Schon im ersten Heft der Diagnostica nahmen die Leistungsmessung und diagnostische Methoden der Pädagogischen Psychologie einen sehr breiten Raum ein. Diese Thematik wird für die psychologische Diagnostik wohl immer von Interesse sein. Mit den emotionalen Korrelaten des Leistungsverhaltens und ihrer Bedeutung für die Pädagogische Psychologie beschäftigen sich Susanne R. Schilling, Detlef H. Rost und Franz J. Schermer in ihrem Beitrag zur Messung der Leistungsangst im universitären Kontext.

Die Diagnostica wurde als Informationsorgan für psychologische Testverfahren gegründet und die Testinformation stellt weiterhin eine wichtige Aufgabe der Diagnostica dar. Dieser Aufgabe kommen in der vorliegenden Ausgabe Carolyn Finck und Yve Stöbel-Richter sowie Katrin Rockenbauch und Yve Stöbel-Richter mit zwei Testbesprechungen nach.

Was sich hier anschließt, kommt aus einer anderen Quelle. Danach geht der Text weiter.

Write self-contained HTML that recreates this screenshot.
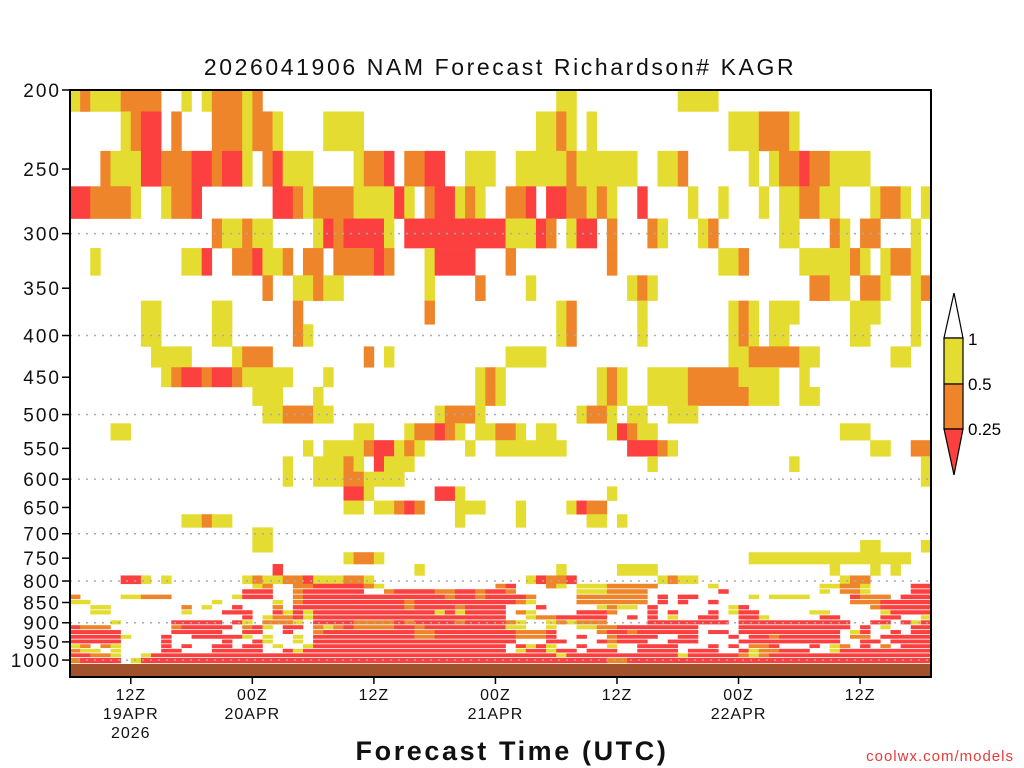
<!DOCTYPE html>
<html><head><meta charset="utf-8">
<style>
html,body{margin:0;padding:0;background:#fff;width:1024px;height:768px;overflow:hidden}
svg{display:block;font-family:"Liberation Sans",sans-serif}
</style></head>
<body>
<svg id="chart" width="1024" height="768" viewBox="0 0 1024 768" xmlns="http://www.w3.org/2000/svg">
<text x="500" y="75" text-anchor="middle" font-size="23" fill="#111" letter-spacing="2.6">2026041906 NAM Forecast Richardson# KAGR</text>
<g id="cells"></g>
<rect x="70" y="664" width="861" height="13" fill="#a0522d"/>
<g id="grid"></g>
<rect x="70" y="90" width="861" height="587" fill="none" stroke="#000" stroke-width="2"/>
<g id="yaxis"></g>
<g id="xaxis"></g>
<text x="512" y="760" text-anchor="middle" font-size="27" font-weight="bold" letter-spacing="2.6" fill="#111">Forecast Time (UTC)</text>
<text x="1014" y="761" text-anchor="end" font-size="15" fill="#e83a3a" letter-spacing="1">coolwx.com/models</text>
<g>
<polygon points="954,293 944,338 963,338" fill="#fff" stroke="#000" stroke-width="1.2"/>
<rect x="944" y="338" width="19" height="46" fill="#e5dc32" stroke="#000" stroke-width="1.2"/>
<rect x="944" y="384" width="19" height="45" fill="#ef852a" stroke="#000" stroke-width="1.2"/>
<polygon points="944,429 963,429 954,475" fill="#fc4040" stroke="#000" stroke-width="1.2"/>
<text x="968" y="345" font-size="17">1</text>
<text x="968" y="390" font-size="17">0.5</text>
<text x="968" y="435" font-size="17">0.25</text>
</g>
</svg>
<script>
var levels=[200,225,250,275,300,325,350,375,400,425,450,475,500,525,550,575,600,625,650,675,700,725,750,775,800,812.5,825,837.5,850,862.5,875,887.5,900,912.5,925,937.5,950,962.5,975,987.5,1000];
var rowRuns=[
"0y 1o 2-4y 5-8o 11y 13y 14-16o 17y 18o 48-49y 60-63y",
"5y 6o 7-8r 10o 14-16o 17y 18-19o 20y 25-28y 46-47y 48o 49y 51y 65-67y 68-70o 71y",
"3o 4-6y 7-8r 9-11o 12-13r 14o 15-16r 17y 19o 20r 21-23y 28y 29-30o 31r 33-34o 35-36r 39-41y 44-48y 49o 50-55y 58-59y 60o 67y 69y 70-71o 72r 73-74o 75-78y",
"0-1r 2-5o 6y 9y 10-11o 12r 20-21r 22o 23y 24-27o 28-31y 32r 33y 35o 36-37r 38y 39o 40y 43-44o 45r 47-48r 49-50o 51y 52o 53y 56r 61y 64y 68y 70-71y 72-73o 74-75y 79y 80-81o 82y 84y",
"14o 15-16y 17o 18-19y 24y 25r 26o 27-30r 31y 33-42r 43-45y 46r 47o 49y 50-51r 53o 57o 58y 62y 63o 70-71y 75o 76y 78-79o 83y",
"2y 11-12y 13r 16-17o 18r 19-20y 21o 23-24o 26-28o 29o 30r 31o 35y 36-39r 43o 53o 64-65y 66o 72-76y 77o 78y 80y 81-82o 83y",
"19o 22-23y 24o 25-26y 35y 40o 45y 55y 56o 57y 73-74o 75-76y 78-79o 80y 83y 84o",
"7-8y 14-15y 22o 35o 48y 49o 56y 65y 66o 67y 69-71y 77-79y 83y",
"7-8y 14-15y 22o 23y 48y 49o 56y 65y 66o 67y 69-70y 77-78y 83y",
"8-11y 16y 17-19o 29o 31y 43-46y 65-66y 67-71o 72-73y 81-82y",
"9y 10o 11-12r 13o 14-15r 16o 17-21y 25y 40y 41o 42y 52y 53o 54y 57-60y 61-65o 66-69y 72y",
"18-20y 24y 40y 41o 42y 52y 53o 54y 57-60y 61-66o 67-69y 72-73y",
"19-20y 21-23o 24-25y 36y 37-39o 40y 50y 51-52o 53y 55-56y 59-61y",
"4-5y 28-29y 33y 34-35o 36r 37o 38y 40-41y 42-43o 44y 46-47y 53y 54r 55o 56-57y 76-78y",
"23y 25-28y 29o 30-31r 32y 33o 34y 39y 42-48y 55-57r 58o 59y 79-80y 83-84o",
"21y 24-26y 27o 28y 30r 31-33y 57y 71y 84y",
"21y 24-26y 27-28o 29-32y 84y",
"27-28r 29y 36-37r 38y 53y",
"27-28y 30-31y 32o 33r 34o 38-40y 44y 49y 50r 51-52o",
"11-12y 13o 14-15y 38y 44y 51-52y 54y",
"18-19y",
"18-19y 78-79y 84y",
"27y 28-29o 30y 67-82y",
"20r 34y 48y 54-57y 75y 79y 81y",
"5-6r 7y 9y 17y 18o 19-20y 21-22o 23r 24-26y 27-28o 29y 45y 46r 47-48o 49r 58y 59o 60-61y 76y 77-78o",
"18y 19o 22-23o 24-28r 29o 30y 42o 43r 47o 48y 50-52y 53-57o 63y 74-75y 76-77o 78y 83-84r",
"17-19r 22o 23-28r 31o 32-35r 36-37o 38-39r 40o 41-42r 43o 50-52y 53-56o 64r 74y 76-77o 78y 83-84r",
"0o 5-6y 7-9o 16y 17-19r 22o 23-36r 37o 38-39r 40o 41-44r 45o 50-56o 58r 60-61r 67y 69-72y 77r 78-80o 82-84r",
"0-1y 14y 20y 22o 23-32r 33o 34-43r 44o 45y 50-56o 58r 60r 63r 77-79o 80-84r",
"2-3y 11o 13y 16r 20o 22-32r 33o 34-37r 38o 39-42r 46r 52y 53o 54-55y 57r 65y 66r 79o 80-84r",
"2-3y 11y 15-17r 20r 21y 22r 23y 24-35r 36y 37r 38y 39-42r 44o 45y 50-52r 53o 57r 59r 63r 65y 66-67r 73-74y 80y 81-84r",
"17r 19y 20-21o 22r 23y 24-42r 45y 46-47o 48-52r 55r 57r 59y 62-63r 66-67r 68y 74-75r 80-81r 84y",
"4y 10-14r 16r 17y 19-21o 22y 24-27r 28-31o 32r 33o 34-37r 38o 39-42r 43o 44y 47y 48o 49y 50-52o 57-64r 66-76r 79-80r 82r 83y 84r",
"0r 1-3o 10o 11-15r 17o 18r 19y 21-22r 24o 25y 26o 27r 28-31o 32-33r 34o 35-42r 43-44y 47y 50-51y 52-53o 54-61r 66-76r 78r 80y 83-84r",
"0-4r 10-14r 17-18r 21r 24o 25-33r 34-35o 36-43r 44-46o 47r 52o 53-54r 55o 56-61r 63-64r 66-75r 77y 78r 81r 83-84r",
"0-4r 5y 9r 12-16r 17y 19y 22y 24-33r 34-35o 36-43r 44-46o 47r 50r 53o 54-57r 60-61r 65r 67-68r 69o 70-75r 77-78o 80-84r",
"0-4r 9r 15r 18r 19y 22y 24-43r 47-48r 52r 53o 54-56r 59-61r 66-75r 78-79r 81-84r",
"0y 1o 3o 4y 9r 11r 14-15r 17-18r 20y 23y 24-42r 44r 45y 46r 47y 50r 53y 56-59r 63r 65r 67-68o 69r 73r 75y 76o 78r 80o 82-84r",
"0o 1-2y 4y 9-10r 14-18r 21r 22y 23-42r 44y 45-46r 47y 48-49r 51-53r 56-59r 61-63r 66r 67y 68-69o 70-72r 75y 76-84r",
"0-1r 2-3o 4y 7y 8-47r 48y 49-59r 60y 61-65r 66o 67y 68o 69-84r",
"0o 1-4r 6y 7-52r 53-54o 55-84r"
];
var yTickLabels=[200,250,300,350,400,450,500,550,600,650,700,750,800,850,900,950,1000];
var gridLevels=[300,400,500,600,700,800,900,1000];
var xTickHours=[6,18,30,42,54,66,78];
var xTickTop=["12Z","00Z","12Z","00Z","12Z","00Z","12Z"];
var xTickMid=["19APR","20APR","","21APR","","22APR",""];
var xTickBot=["2026","","","","","",""];
var nHours=85;

var NS="http://www.w3.org/2000/svg";
var colors={y:"#e5dc32",o:"#ef852a",r:"#fc4040"};
var X0=70,X1=931,Y0=90,PX=354.2;
function yScale(p){return Y0+PX*Math.log(p/200);}
function xScale(h){return X0+(X1-X0)*h/nHours;}
function mk(tag,attrs,parent){var e=document.createElementNS(NS,tag);for(var k in attrs)e.setAttribute(k,attrs[k]);parent.appendChild(e);return e;}

var cells=document.getElementById("cells");
levels.forEach(function(p,i){
  var top=i===0?yScale(200):yScale((p+levels[i-1])/2);
  var bot=i===levels.length-1?664:yScale((p+levels[i+1])/2);
  var thin=p>=812;
  rowRuns[i].split(" ").forEach(function(tok){
    if(!tok)return;
    var c=tok.slice(-1),r=tok.slice(0,-1).split("-");
    var a=+r[0],b=r.length>1?+r[1]:a;
    var h=thin?(bot-top-0.8):(bot-top+0.3);
    var rc=mk("rect",{x:xScale(a).toFixed(2),y:top.toFixed(2),width:(xScale(b+1)-xScale(a)+0.3).toFixed(2),height:h.toFixed(2),fill:colors[c]},cells);
    
    
  });
});

var grid=document.getElementById("grid");
gridLevels.forEach(function(p){
  var y=yScale(p);
  var l=mk("line",{x1:X0,x2:X1,y1:y,y2:y,stroke:"#aaa","stroke-width":1.5,"stroke-dasharray":"2 6"},grid);
  
  
});

var ya=document.getElementById("yaxis");
yTickLabels.forEach(function(p){
  var y=yScale(p);
  var t=mk("line",{x1:62,x2:70,y1:y,y2:y,stroke:"#000","stroke-width":1.5},ya);
  
  
  var tx=mk("text",{x:61,y:y+7,"text-anchor":"end","font-size":19,fill:"#111","letter-spacing":"2"},ya);
  tx.textContent=p;
  
  
});

var xa=document.getElementById("xaxis");
xTickHours.forEach(function(h,i){
  var x=xScale(h);
  var t=mk("line",{x1:x,x2:x,y1:677,y2:684,stroke:"#000","stroke-width":1.5},xa);
  
  
  [xTickTop[i],xTickMid[i],xTickBot[i]].forEach(function(s,j){
    if(!s)return;
    var tx=mk("text",{x:x,y:700+j*19,"text-anchor":"middle","font-size":16,fill:"#111","letter-spacing":"1"},xa);
    tx.textContent=s;
    
    
  });
});
</script>
</body></html>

Mit Ende des 49. Jahrgangs haben Detlev Leutner und Heinz Holling den Kreis der Herausgeber der Diagnostica auf eigenen Wunsch verlassen. Beide haben über viele Jahre hinweg zur Qualitätssicherung der Diagnostica beigetragen und am Gelingen der Diagnostica entscheidend mitgewirkt, Detlev Leutner nicht zuletzt acht Jahre lang als geschäftsführender Herausgeber. Beiden gilt unser großer Dank. Mit Freude begrüßen wir Olaf Köller (Universität Erlangen-Nürnberg) und Thomas Staufenbiel (Universität Osnabrück) als neue Kollegen im Herausgeberkreis und wünschen ihnen eine schöne Zeit am Mitgestalten dieser Zeitschrift.